The Philippine peso ended Friday’s trading session at 56.315:$1, its weakest level in nearly nine months. This could potentially signal a depreciation of the local currency as the US dollar continues to hold steady while other countries face worse economic indicators than the United States.
At this rate, the peso-dollar exchange rate is approaching the upper end of the Marcos administration economic team’s forecast for 2023, which was set at 54-57 pesos against the greenback.
The peso lost 9.5 centavos against the US dollar, falling from the 56.22:$1 closing rate on August 10 and reaching its weakest position since 56.50:$1 on November 29 of last year.
In addition, the local currency has lost a total of P1.545 against the dollar since the beginning of this month at 54.77:$1.
According to ING Bank, the US dollar remains relatively strong despite lackluster economic data because the foreign exchange markets have not found a better alternative to the greenback.
“This does not mean that the economic outlook in the US is particularly bright, but if economic slowdown warnings are flashing yellow in Washington, they are flashing amber in Frankfurt and Beijing,” said ING Bank.
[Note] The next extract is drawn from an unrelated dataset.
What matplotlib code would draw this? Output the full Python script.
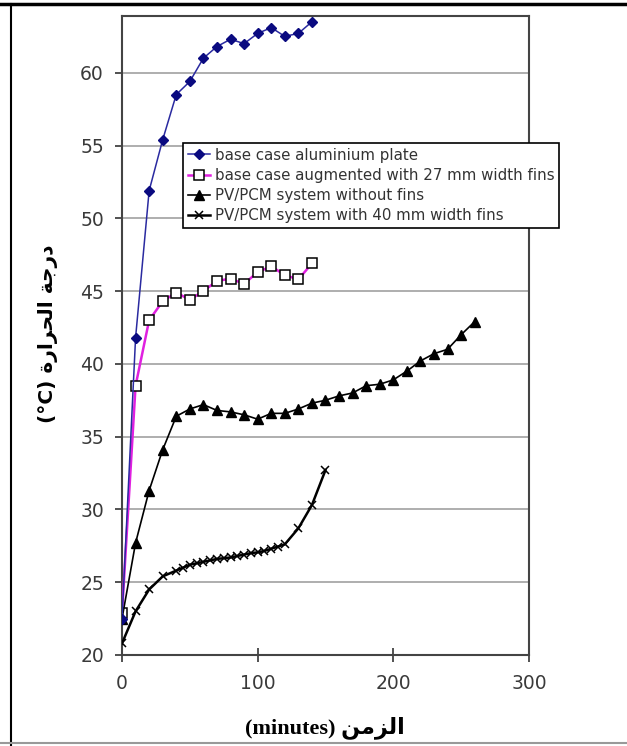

Meanwhile, Sumitomo Mitsui Banking Corp. predicts that the Bangko Sentral ng Pilipinas (BSP) will likely cut its policy rate within this year due to the slower-than-expected growth of Philippine output in the second quarter.
SMBC believes that the BSP might lower its benchmark rate earlier than the United States Federal Reserve, which remains hawkish. If this happens, the interest rate differential between the United States and the Philippines will narrow.
“Based on this outlook, the possibility of the peso depreciating against the dollar cannot be ruled out,” the Japanese banking group stated.